The fix is not to make the president General manager of The General Managers of these SOEs. The answer is to sell them to private investors. Government’s role will be limited to providing conducive regulatory environment that allows ethical investment and protect consumer interest. Private money will compete for citizens business by been efficient, offer quality and be cost competitive. This is a winner for all. Finally, government will collect more taxes and enable her perform our work.
There were good justifications for our government to own and run radio Gambia/GRTS in 1965 – in the 21st century Gambia no such reasons stand any test of good governing.
They only want to hang on to these businesses so they can loot as much as possible. We should say no.
Civic education and awareness creation. People are the true custodians of democracy and not governments. We cannot be under any illusion that our citizens can perform such important duty without the requisite know-how and skill sets.

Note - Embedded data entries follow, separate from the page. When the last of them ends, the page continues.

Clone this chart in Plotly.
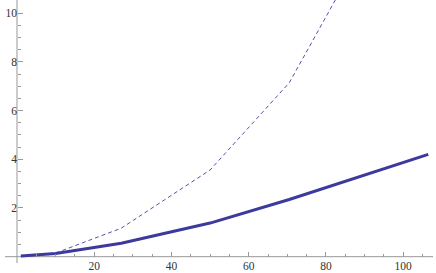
import plotly.graph_objects as go

x_vals = [1, 10, 27, 50, 70.5, 106.5]
solid_y = [0.03, 0.13, 0.55, 1.38, 2.35, 4.2]
dashed_y = [0.03, 0.15, 1.17, 3.56, 7.14, 17.4]
x_ticks = [20, 40, 60, 80, 100]
y_ticks = [2, 4, 6, 8, 10]

W, H = 436, 273
x_range = [-4.4, 108.5]
y_range = [-0.67, 10.54]

col = "#3d3a9e"
fig = go.Figure()
fig.add_trace(go.Scatter(x=x_vals, y=dashed_y, mode="lines",
                         line=dict(color="#5552b0", width=1, dash="4px,3px"),
                         hoverinfo="skip"))
fig.add_trace(go.Scatter(x=x_vals, y=solid_y, mode="lines",
                         line=dict(color=col, width=3),
                         hoverinfo="skip"))

xpos = (0 - y_range[0]) / (y_range[1] - y_range[0])
ypos = (0 - x_range[0]) / (x_range[1] - x_range[0])
axfont = dict(family="Liberation Serif, Times New Roman, serif", size=11.5, color="#333333")
fig.update_layout(
    width=W, height=H, margin=dict(l=0, r=0, t=0, b=0),
    paper_bgcolor="white", plot_bgcolor="white", showlegend=False,
    xaxis=dict(range=x_range, anchor="free", position=xpos, showgrid=False, automargin=False,
               zeroline=False, showline=False, tickvals=x_ticks,
               ticks="inside", ticklen=5, tickcolor="#999999", tickfont=axfont,
               ticklabelstandoff=1,
               minor=dict(tickvals=[5, 10, 15, 25, 30, 35, 45, 50, 55, 65, 70, 75, 85, 90, 95, 105],
                          ticks="inside", ticklen=3, tickcolor="#999999")),
    yaxis=dict(range=y_range, anchor="free", position=ypos, showgrid=False, automargin=False,
               zeroline=False, showline=False, tickvals=y_ticks,
               ticks="inside", ticklen=5, tickcolor="#999999", tickfont=axfont,
               minor=dict(tickvals=[0.5, 1, 1.5, 2.5, 3, 3.5, 4.5, 5, 5.5, 6.5, 7, 7.5, 8.5, 9, 9.5],
                          ticks="inside", ticklen=3, tickcolor="#999999")),
    shapes=[
        dict(type="line", xref="paper", yref="y", x0=5 / W, x1=433 / W, y0=0, y1=0,
             line=dict(color="#999999", width=1), layer="below"),
        dict(type="line", xref="x", yref="paper", x0=0, x1=0, y0=(H - 263) / H, y1=1,
             line=dict(color="#999999", width=1), layer="below"),
    ],
)
fig.write_html("out.html", config={"displayModeBar": False},
               post_script="document.body.style.margin='0';document.body.style.overflow='hidden';")
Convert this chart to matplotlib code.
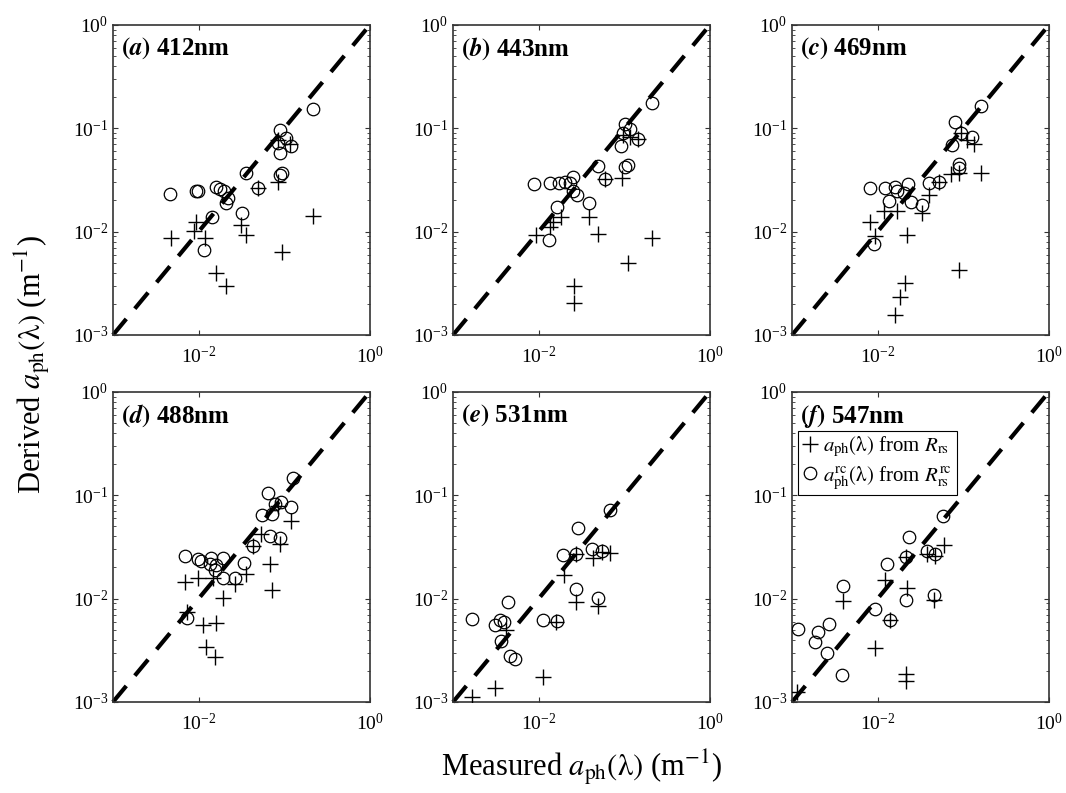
import numpy as np
import matplotlib.pyplot as plt
from matplotlib.ticker import LogLocator, NullFormatter, NullLocator

plt.rcParams['font.family'] = ['Liberation Serif', 'DejaVu Serif']
plt.rcParams['mathtext.fontset'] = 'stix'

# measured vs derived phytoplankton absorption (m^-1), one block per band
# "rs": derived from Rrs, "rc": derived from corrected Rrs
a_meas_rs = [0.0835, 0.116, 0.0845, 0.0495, 0.218, 0.0094, 0.00885, 0.0119,
             0.0047, 0.0316, 0.0361, 0.0953, 0.0161, 0.0211]
a_der_rs = [0.077, 0.0705, 0.0305, 0.0262, 0.0142, 0.0125, 0.0102, 0.0086,
            0.0086, 0.0116, 0.0093, 0.0064, 0.00395, 0.0030]
a_meas_rc = [0.218, 0.0887, 0.106, 0.085, 0.121, 0.0887, 0.093, 0.0887, 0.0361,
             0.0495, 0.00468, 0.0094, 0.0098, 0.0161, 0.0176, 0.0196, 0.0221,
             0.0208, 0.0142, 0.0319, 0.0116]
a_der_rc = [0.153, 0.0964, 0.080, 0.0716, 0.0675, 0.057, 0.0367, 0.035, 0.0372,
            0.0262, 0.023, 0.0248, 0.0245, 0.0272, 0.026, 0.0249, 0.021,
            0.0188, 0.014, 0.0153, 0.00665]

b_meas_rs = [0.0953, 0.116, 0.145, 0.0593, 0.093, 0.0184, 0.0389, 0.0148,
             0.0135, 0.00925, 0.0495, 0.21, 0.111, 0.0257, 0.0257]
b_der_rs = [0.086, 0.083, 0.0789, 0.032, 0.0328, 0.014, 0.014, 0.0125, 0.0112,
            0.0093, 0.0094, 0.0086, 0.00494, 0.00298, 0.00202]
b_meas_rc = [0.21, 0.1014, 0.116, 0.0971, 0.145, 0.0926, 0.111, 0.101, 0.0495,
             0.0593, 0.00877, 0.0135, 0.0173, 0.0201, 0.0253, 0.0231, 0.0253,
             0.0277, 0.0389, 0.0164, 0.0132]
b_der_rc = [0.177, 0.109, 0.0977, 0.0895, 0.0789, 0.0675, 0.0442, 0.0425,
            0.0431, 0.032, 0.0287, 0.0298, 0.0295, 0.0305, 0.034, 0.0295,
            0.0249, 0.0226, 0.0188, 0.0172, 0.0083]

c_meas_rs = [0.093, 0.111, 0.133, 0.0887, 0.159, 0.071, 0.0517, 0.0395, 0.0325,
             0.0166, 0.0118, 0.0081, 0.0093, 0.0221, 0.0887, 0.0211, 0.0184,
             0.0161]
c_der_rs = [0.0895, 0.077, 0.0705, 0.0367, 0.037, 0.0361, 0.0305, 0.0226,
            0.0153, 0.016, 0.0159, 0.0125, 0.0091, 0.0093, 0.00425, 0.00316,
            0.00235, 0.00156]
c_meas_rc = [0.159, 0.081, 0.093, 0.127, 0.074, 0.0887, 0.0887, 0.0517, 0.0395,
             0.0081, 0.0121, 0.0161, 0.0227, 0.0168, 0.0202, 0.0135, 0.0242,
             0.0325, 0.00917]
c_der_rc = [0.164, 0.116, 0.0895, 0.0818, 0.069, 0.0452, 0.0411, 0.0305,
            0.0298, 0.0267, 0.0267, 0.0272, 0.029, 0.0245, 0.0235, 0.0198,
            0.0195, 0.0181, 0.0076]

d_meas_rs = [0.0835, 0.121, 0.0542, 0.0887, 0.0432, 0.0676, 0.0361, 0.0264,
             0.071, 0.00985, 0.00689, 0.0148, 0.0193, 0.0073, 0.0111, 0.0161,
             0.0123, 0.0155]
d_der_rs = [0.0787, 0.0565, 0.0419, 0.0334, 0.0322, 0.0214, 0.0173, 0.0137,
            0.012, 0.0158, 0.0145, 0.0158, 0.0101, 0.0075, 0.00557, 0.0058,
            0.00343, 0.00274]
d_meas_rc = [0.127, 0.0649, 0.0776, 0.0926, 0.121, 0.0556, 0.071, 0.069,
             0.0887, 0.0432, 0.00689, 0.00985, 0.0106, 0.0141, 0.0191, 0.0135,
             0.0161, 0.0155, 0.0337, 0.0193, 0.0264, 0.00733]
d_der_rc = [0.146, 0.104, 0.082, 0.0866, 0.0773, 0.0641, 0.066, 0.0404,
            0.0383, 0.0322, 0.0258, 0.0243, 0.0231, 0.0248, 0.0248, 0.0217,
            0.0211, 0.0191, 0.0222, 0.0158, 0.0158, 0.00647]

e_meas_rs = [0.0677, 0.0556, 0.0432, 0.0276, 0.0197, 0.0276, 0.0495, 0.0161,
             0.0042, 0.0113, 0.00307, 0.00168]
e_der_rs = [0.0277, 0.0285, 0.0248, 0.027, 0.0171, 0.0093, 0.0084, 0.0059,
            0.00498, 0.00175, 0.00137, 0.00112]
e_meas_rc = [0.0677, 0.0289, 0.0425, 0.0556, 0.0276, 0.0193, 0.0276, 0.0495,
             0.0044, 0.00168, 0.0113, 0.0164, 0.00351, 0.0039, 0.00307,
             0.00367, 0.0046, 0.00526]
e_der_rc = [0.0716, 0.0479, 0.0303, 0.0292, 0.0272, 0.0265, 0.0125, 0.0101,
            0.0092, 0.00637, 0.0062, 0.0061, 0.0062, 0.0059, 0.00557, 0.00389,
            0.0028, 0.0026]

f_meas_rs = [0.0597, 0.0378, 0.0473, 0.0217, 0.0123, 0.0222, 0.046, 0.00394,
             0.0141, 0.0094, 0.0217, 0.0217, 0.00113]
f_der_rs = [0.033, 0.0268, 0.026, 0.0254, 0.0153, 0.0127, 0.00975, 0.0094,
            0.00623, 0.00335, 0.00185, 0.0016, 0.00125]
f_meas_rc = [0.0582, 0.0231, 0.0378, 0.0473, 0.0217, 0.0129, 0.00394, 0.046,
             0.0217, 0.0094, 0.0141, 0.00116, 0.0020, 0.00269, 0.00187,
             0.00253, 0.00384]
f_der_rc = [0.0631, 0.0397, 0.0292, 0.0268, 0.0254, 0.0214, 0.0131, 0.0109,
            0.00975, 0.008, 0.00623, 0.0051, 0.0048, 0.00566, 0.00378,
            0.00295, 0.00184]

panel_tags = ['a', 'b', 'c', 'd', 'e', 'f']
wavelengths = ['412nm', '443nm', '469nm', '488nm', '531nm', '547nm']
meas_rs = [a_meas_rs, b_meas_rs, c_meas_rs, d_meas_rs, e_meas_rs, f_meas_rs]
der_rs = [a_der_rs, b_der_rs, c_der_rs, d_der_rs, e_der_rs, f_der_rs]
meas_rc = [a_meas_rc, b_meas_rc, c_meas_rc, d_meas_rc, e_meas_rc, f_meas_rc]
der_rc = [a_der_rc, b_der_rc, c_der_rc, d_der_rc, e_der_rc, f_der_rc]

fig = plt.figure(figsize=(10.66, 7.93), dpi=100)

lefts = [0.106, 0.425, 0.743]
bottoms = [0.5776, 0.1148]
w, h = 0.241, 0.391

lam = r'(\mathrm{\lambda})'

for i in range(6):
    ax = fig.add_axes([lefts[i % 3], bottoms[i // 3], w, h])
    ax.set_xscale('log')
    ax.set_yscale('log')
    ax.set_xlim(1e-3, 1)
    ax.set_ylim(1e-3, 1)

    # 1:1 line
    ax.plot([1e-3, 1], [1e-3, 1], color='black', linestyle=(0, (5, 3.2)),
            linewidth=3, clip_on=False, zorder=1)
    ax.plot(meas_rs[i], der_rs[i], linestyle='none', marker='+', markersize=11,
            markeredgewidth=1.0, color='black', zorder=3,
            label=r'$a_{\rm ph}' + lam + r'$ from $R_{\rm rs}$')
    ax.plot(meas_rc[i], der_rc[i], linestyle='none', marker='o', markersize=9,
            markeredgewidth=0.9, markerfacecolor='none', color='black', zorder=3,
            label=r'$a^{\rm rc}_{\rm ph}' + lam + r'$ from $R^{\rm rc}_{\rm rs}$')

    ax.set_xticks([1e-2, 1])
    ax.set_yticks([1e-3, 1e-2, 1e-1, 1])
    ax.xaxis.set_minor_locator(NullLocator())
    ax.yaxis.set_minor_locator(LogLocator(base=10, subs=np.arange(2, 10), numticks=20))
    ax.yaxis.set_minor_formatter(NullFormatter())
    ax.tick_params(which='both', direction='in', top=True, right=True,
                   labelsize=14, colors='#333333', labelcolor='black')
    ax.tick_params(which='major', length=3.5, width=0.8)
    ax.tick_params(which='minor', length=2, width=0.6)
    ax.tick_params(axis='x', pad=8)
    for s in ax.spines.values():
        s.set_linewidth(1.2)
        s.set_color('#333333')

    ax.text(0.03, 0.965,
            r'$\mathbf{(}\mathbfit{' + panel_tags[i] + r'}\mathbf{)}$ ' + wavelengths[i],
            transform=ax.transAxes, ha='left', va='top', fontsize=18,
            fontweight='bold')

    if i == 5:
        leg = ax.legend(loc='upper left', bbox_to_anchor=(0.025, 0.875),
                        fontsize=15, handlelength=0.7, handletextpad=0.3,
                        borderpad=0.2, labelspacing=0.25, borderaxespad=0,
                        fancybox=False, framealpha=1, edgecolor='black')
        leg.get_frame().set_linewidth(0.8)

fig.text(0.545, 0.033, r'Measured $a_{\rm ph}' + lam + r'$ (m$^{-1}$)',
         ha='center', va='center', fontsize=22)
fig.text(0.03, 0.54, r'Derived $a_{\rm ph}' + lam + r'$ (m$^{-1}$)',
         ha='center', va='center', rotation=90, fontsize=22)

plt.savefig('out.png', dpi=100, facecolor='white')
plt.close()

We ought to bring our educators, social-scientists and historians to develop national education curriculum on Gambia Government and Democracy. This should be made a graduation requirement from Primary 1 to undergraduate level at UTG. The same can be translated into Arabic and French for those schools in the Gambia.
The non-school going population can be targeted through radio/TV and as well different NGOs/CSOs programs.
This is the only assured way of creating able owners of an Independent Democratic Republic of The Gambia.